▶

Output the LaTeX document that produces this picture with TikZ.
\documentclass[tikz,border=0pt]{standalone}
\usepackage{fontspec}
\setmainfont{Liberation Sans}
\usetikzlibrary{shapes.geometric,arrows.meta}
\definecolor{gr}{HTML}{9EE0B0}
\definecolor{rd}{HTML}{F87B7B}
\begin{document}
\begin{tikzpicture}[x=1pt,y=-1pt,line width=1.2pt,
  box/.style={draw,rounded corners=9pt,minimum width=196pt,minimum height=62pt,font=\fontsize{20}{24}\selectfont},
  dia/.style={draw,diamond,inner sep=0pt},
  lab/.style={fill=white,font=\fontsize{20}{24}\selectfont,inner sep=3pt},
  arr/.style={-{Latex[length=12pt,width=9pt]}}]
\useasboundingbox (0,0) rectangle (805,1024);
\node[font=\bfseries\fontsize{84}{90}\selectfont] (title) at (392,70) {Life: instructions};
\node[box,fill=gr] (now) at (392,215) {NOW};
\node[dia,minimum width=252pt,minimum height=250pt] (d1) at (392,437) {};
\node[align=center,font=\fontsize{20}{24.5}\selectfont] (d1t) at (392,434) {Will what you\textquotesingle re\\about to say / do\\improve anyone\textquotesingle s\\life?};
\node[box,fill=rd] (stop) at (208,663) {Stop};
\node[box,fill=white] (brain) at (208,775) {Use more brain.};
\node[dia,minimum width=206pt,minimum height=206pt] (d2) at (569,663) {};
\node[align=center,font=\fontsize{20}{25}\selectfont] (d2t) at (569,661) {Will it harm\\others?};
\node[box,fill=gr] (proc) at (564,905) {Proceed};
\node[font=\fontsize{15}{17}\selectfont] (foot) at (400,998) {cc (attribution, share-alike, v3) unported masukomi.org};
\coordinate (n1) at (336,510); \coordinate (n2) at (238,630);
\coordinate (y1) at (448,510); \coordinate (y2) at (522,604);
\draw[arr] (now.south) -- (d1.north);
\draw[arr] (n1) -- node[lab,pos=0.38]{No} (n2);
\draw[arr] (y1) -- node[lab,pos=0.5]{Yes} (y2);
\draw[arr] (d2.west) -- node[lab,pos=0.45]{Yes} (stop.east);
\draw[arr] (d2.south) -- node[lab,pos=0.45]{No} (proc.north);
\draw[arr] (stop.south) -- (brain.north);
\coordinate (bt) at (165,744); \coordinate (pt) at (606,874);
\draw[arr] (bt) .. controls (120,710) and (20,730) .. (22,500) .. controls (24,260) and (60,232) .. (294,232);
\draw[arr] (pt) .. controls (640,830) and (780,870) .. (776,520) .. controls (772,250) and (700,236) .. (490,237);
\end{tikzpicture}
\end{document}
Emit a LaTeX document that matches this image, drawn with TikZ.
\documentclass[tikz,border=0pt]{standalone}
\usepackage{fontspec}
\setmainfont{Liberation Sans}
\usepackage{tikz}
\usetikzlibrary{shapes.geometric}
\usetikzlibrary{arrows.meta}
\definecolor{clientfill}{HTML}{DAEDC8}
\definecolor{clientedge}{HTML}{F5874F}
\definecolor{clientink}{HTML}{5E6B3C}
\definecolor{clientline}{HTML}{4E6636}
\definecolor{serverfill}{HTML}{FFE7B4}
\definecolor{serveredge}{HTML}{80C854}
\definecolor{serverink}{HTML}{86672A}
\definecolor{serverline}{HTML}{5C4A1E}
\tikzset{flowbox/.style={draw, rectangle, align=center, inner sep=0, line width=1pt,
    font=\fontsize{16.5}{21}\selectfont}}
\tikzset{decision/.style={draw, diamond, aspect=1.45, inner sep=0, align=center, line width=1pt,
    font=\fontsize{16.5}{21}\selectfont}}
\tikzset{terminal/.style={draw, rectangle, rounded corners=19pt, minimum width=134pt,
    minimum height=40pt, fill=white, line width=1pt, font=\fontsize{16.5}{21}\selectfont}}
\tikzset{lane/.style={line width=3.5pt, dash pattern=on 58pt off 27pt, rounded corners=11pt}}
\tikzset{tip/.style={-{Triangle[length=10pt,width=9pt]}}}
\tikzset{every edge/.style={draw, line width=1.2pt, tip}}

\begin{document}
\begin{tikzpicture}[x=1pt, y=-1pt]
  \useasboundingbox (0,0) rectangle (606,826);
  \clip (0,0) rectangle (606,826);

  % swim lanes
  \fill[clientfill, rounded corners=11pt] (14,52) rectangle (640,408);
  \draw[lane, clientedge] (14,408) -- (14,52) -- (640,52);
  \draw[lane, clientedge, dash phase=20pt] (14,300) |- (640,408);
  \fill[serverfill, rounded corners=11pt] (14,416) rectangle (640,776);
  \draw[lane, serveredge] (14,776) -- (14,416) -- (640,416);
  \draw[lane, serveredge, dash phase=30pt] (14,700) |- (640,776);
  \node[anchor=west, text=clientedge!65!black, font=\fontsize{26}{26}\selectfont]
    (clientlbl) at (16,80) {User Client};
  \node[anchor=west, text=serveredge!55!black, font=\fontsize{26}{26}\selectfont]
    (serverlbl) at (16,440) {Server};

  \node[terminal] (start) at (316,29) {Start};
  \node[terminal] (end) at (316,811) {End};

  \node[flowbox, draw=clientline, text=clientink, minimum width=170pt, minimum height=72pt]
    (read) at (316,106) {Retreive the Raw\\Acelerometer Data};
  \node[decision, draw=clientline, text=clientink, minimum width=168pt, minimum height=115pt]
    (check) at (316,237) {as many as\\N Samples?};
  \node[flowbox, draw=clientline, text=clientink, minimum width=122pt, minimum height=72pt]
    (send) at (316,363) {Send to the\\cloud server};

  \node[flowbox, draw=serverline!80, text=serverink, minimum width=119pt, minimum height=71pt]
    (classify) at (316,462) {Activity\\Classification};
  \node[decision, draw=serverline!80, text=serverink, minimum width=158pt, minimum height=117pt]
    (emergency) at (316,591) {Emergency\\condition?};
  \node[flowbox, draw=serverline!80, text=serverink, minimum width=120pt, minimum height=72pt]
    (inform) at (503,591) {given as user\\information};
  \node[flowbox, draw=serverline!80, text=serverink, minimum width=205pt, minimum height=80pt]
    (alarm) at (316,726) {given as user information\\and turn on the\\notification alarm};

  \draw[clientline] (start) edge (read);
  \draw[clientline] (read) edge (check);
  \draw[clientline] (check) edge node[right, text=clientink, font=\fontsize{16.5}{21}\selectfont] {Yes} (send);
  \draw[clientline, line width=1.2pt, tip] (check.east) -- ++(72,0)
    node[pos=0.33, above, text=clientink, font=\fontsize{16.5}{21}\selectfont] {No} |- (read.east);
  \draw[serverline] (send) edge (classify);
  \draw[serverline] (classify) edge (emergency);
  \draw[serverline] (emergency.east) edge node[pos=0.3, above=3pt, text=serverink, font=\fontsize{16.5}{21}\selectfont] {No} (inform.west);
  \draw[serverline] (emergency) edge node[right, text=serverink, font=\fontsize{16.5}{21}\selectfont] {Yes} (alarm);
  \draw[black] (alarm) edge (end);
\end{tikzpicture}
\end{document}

◀

◆ Written request
Output all of the data again, exactly.

◆ Solution
Output the LaTeX document that produces this picture with TikZ.
\documentclass[tikz,border=0pt]{standalone}
\usepackage{fontspec}
\setmainfont{Liberation Sans}
\usetikzlibrary{shapes.geometric,arrows.meta}
\definecolor{gr}{HTML}{9EE0B0}
\definecolor{rd}{HTML}{F87B7B}
\begin{document}
\begin{tikzpicture}[x=1pt,y=-1pt,line width=1.2pt,
  box/.style={draw,rounded corners=9pt,minimum width=196pt,minimum height=62pt,font=\fontsize{20}{24}\selectfont},
  dia/.style={draw,diamond,inner sep=0pt},
  lab/.style={fill=white,font=\fontsize{20}{24}\selectfont,inner sep=3pt},
  arr/.style={-{Latex[length=12pt,width=9pt]}}]
\useasboundingbox (0,0) rectangle (805,1024);
\node[font=\bfseries\fontsize{84}{90}\selectfont] (title) at (392,70) {Life: instructions};
\node[box,fill=gr] (now) at (392,215) {NOW};
\node[dia,minimum width=252pt,minimum height=250pt] (d1) at (392,437) {};
\node[align=center,font=\fontsize{20}{24.5}\selectfont] (d1t) at (392,434) {Will what you\textquotesingle re\\about to say / do\\improve anyone\textquotesingle s\\life?};
\node[box,fill=rd] (stop) at (208,663) {Stop};
\node[box,fill=white] (brain) at (208,775) {Use more brain.};
\node[dia,minimum width=206pt,minimum height=206pt] (d2) at (569,663) {};
\node[align=center,font=\fontsize{20}{25}\selectfont] (d2t) at (569,661) {Will it harm\\others?};
\node[box,fill=gr] (proc) at (564,905) {Proceed};
\node[font=\fontsize{15}{17}\selectfont] (foot) at (400,998) {cc (attribution, share-alike, v3) unported masukomi.org};
\coordinate (n1) at (336,510); \coordinate (n2) at (238,630);
\coordinate (y1) at (448,510); \coordinate (y2) at (522,604);
\draw[arr] (now.south) -- (d1.north);
\draw[arr] (n1) -- node[lab,pos=0.38]{No} (n2);
\draw[arr] (y1) -- node[lab,pos=0.5]{Yes} (y2);
\draw[arr] (d2.west) -- node[lab,pos=0.45]{Yes} (stop.east);
\draw[arr] (d2.south) -- node[lab,pos=0.45]{No} (proc.north);
\draw[arr] (stop.south) -- (brain.north);
\coordinate (bt) at (165,744); \coordinate (pt) at (606,874);
\draw[arr] (bt) .. controls (120,710) and (20,730) .. (22,500) .. controls (24,260) and (60,232) .. (294,232);
\draw[arr] (pt) .. controls (640,830) and (780,870) .. (776,520) .. controls (772,250) and (700,236) .. (490,237);
\end{tikzpicture}
\end{document}
Emit a LaTeX document that matches this image, drawn with TikZ.
\documentclass[tikz,border=0pt]{standalone}
\usepackage{fontspec}
\setmainfont{Liberation Sans}
\usepackage{tikz}
\usetikzlibrary{shapes.geometric}
\usetikzlibrary{arrows.meta}
\definecolor{clientfill}{HTML}{DAEDC8}
\definecolor{clientedge}{HTML}{F5874F}
\definecolor{clientink}{HTML}{5E6B3C}
\definecolor{clientline}{HTML}{4E6636}
\definecolor{serverfill}{HTML}{FFE7B4}
\definecolor{serveredge}{HTML}{80C854}
\definecolor{serverink}{HTML}{86672A}
\definecolor{serverline}{HTML}{5C4A1E}
\tikzset{flowbox/.style={draw, rectangle, align=center, inner sep=0, line width=1pt,
    font=\fontsize{16.5}{21}\selectfont}}
\tikzset{decision/.style={draw, diamond, aspect=1.45, inner sep=0, align=center, line width=1pt,
    font=\fontsize{16.5}{21}\selectfont}}
\tikzset{terminal/.style={draw, rectangle, rounded corners=19pt, minimum width=134pt,
    minimum height=40pt, fill=white, line width=1pt, font=\fontsize{16.5}{21}\selectfont}}
\tikzset{lane/.style={line width=3.5pt, dash pattern=on 58pt off 27pt, rounded corners=11pt}}
\tikzset{tip/.style={-{Triangle[length=10pt,width=9pt]}}}
\tikzset{every edge/.style={draw, line width=1.2pt, tip}}

\begin{document}
\begin{tikzpicture}[x=1pt, y=-1pt]
  \useasboundingbox (0,0) rectangle (606,826);
  \clip (0,0) rectangle (606,826);

  % swim lanes
  \fill[clientfill, rounded corners=11pt] (14,52) rectangle (640,408);
  \draw[lane, clientedge] (14,408) -- (14,52) -- (640,52);
  \draw[lane, clientedge, dash phase=20pt] (14,300) |- (640,408);
  \fill[serverfill, rounded corners=11pt] (14,416) rectangle (640,776);
  \draw[lane, serveredge] (14,776) -- (14,416) -- (640,416);
  \draw[lane, serveredge, dash phase=30pt] (14,700) |- (640,776);
  \node[anchor=west, text=clientedge!65!black, font=\fontsize{26}{26}\selectfont]
    (clientlbl) at (16,80) {User Client};
  \node[anchor=west, text=serveredge!55!black, font=\fontsize{26}{26}\selectfont]
    (serverlbl) at (16,440) {Server};

  \node[terminal] (start) at (316,29) {Start};
  \node[terminal] (end) at (316,811) {End};

  \node[flowbox, draw=clientline, text=clientink, minimum width=170pt, minimum height=72pt]
    (read) at (316,106) {Retreive the Raw\\Acelerometer Data};
  \node[decision, draw=clientline, text=clientink, minimum width=168pt, minimum height=115pt]
    (check) at (316,237) {as many as\\N Samples?};
  \node[flowbox, draw=clientline, text=clientink, minimum width=122pt, minimum height=72pt]
    (send) at (316,363) {Send to the\\cloud server};

  \node[flowbox, draw=serverline!80, text=serverink, minimum width=119pt, minimum height=71pt]
    (classify) at (316,462) {Activity\\Classification};
  \node[decision, draw=serverline!80, text=serverink, minimum width=158pt, minimum height=117pt]
    (emergency) at (316,591) {Emergency\\condition?};
  \node[flowbox, draw=serverline!80, text=serverink, minimum width=120pt, minimum height=72pt]
    (inform) at (503,591) {given as user\\information};
  \node[flowbox, draw=serverline!80, text=serverink, minimum width=205pt, minimum height=80pt]
    (alarm) at (316,726) {given as user information\\and turn on the\\notification alarm};

  \draw[clientline] (start) edge (read);
  \draw[clientline] (read) edge (check);
  \draw[clientline] (check) edge node[right, text=clientink, font=\fontsize{16.5}{21}\selectfont] {Yes} (send);
  \draw[clientline, line width=1.2pt, tip] (check.east) -- ++(72,0)
    node[pos=0.33, above, text=clientink, font=\fontsize{16.5}{21}\selectfont] {No} |- (read.east);
  \draw[serverline] (send) edge (classify);
  \draw[serverline] (classify) edge (emergency);
  \draw[serverline] (emergency.east) edge node[pos=0.3, above=3pt, text=serverink, font=\fontsize{16.5}{21}\selectfont] {No} (inform.west);
  \draw[serverline] (emergency) edge node[right, text=serverink, font=\fontsize{16.5}{21}\selectfont] {Yes} (alarm);
  \draw[black] (alarm) edge (end);
\end{tikzpicture}
\end{document}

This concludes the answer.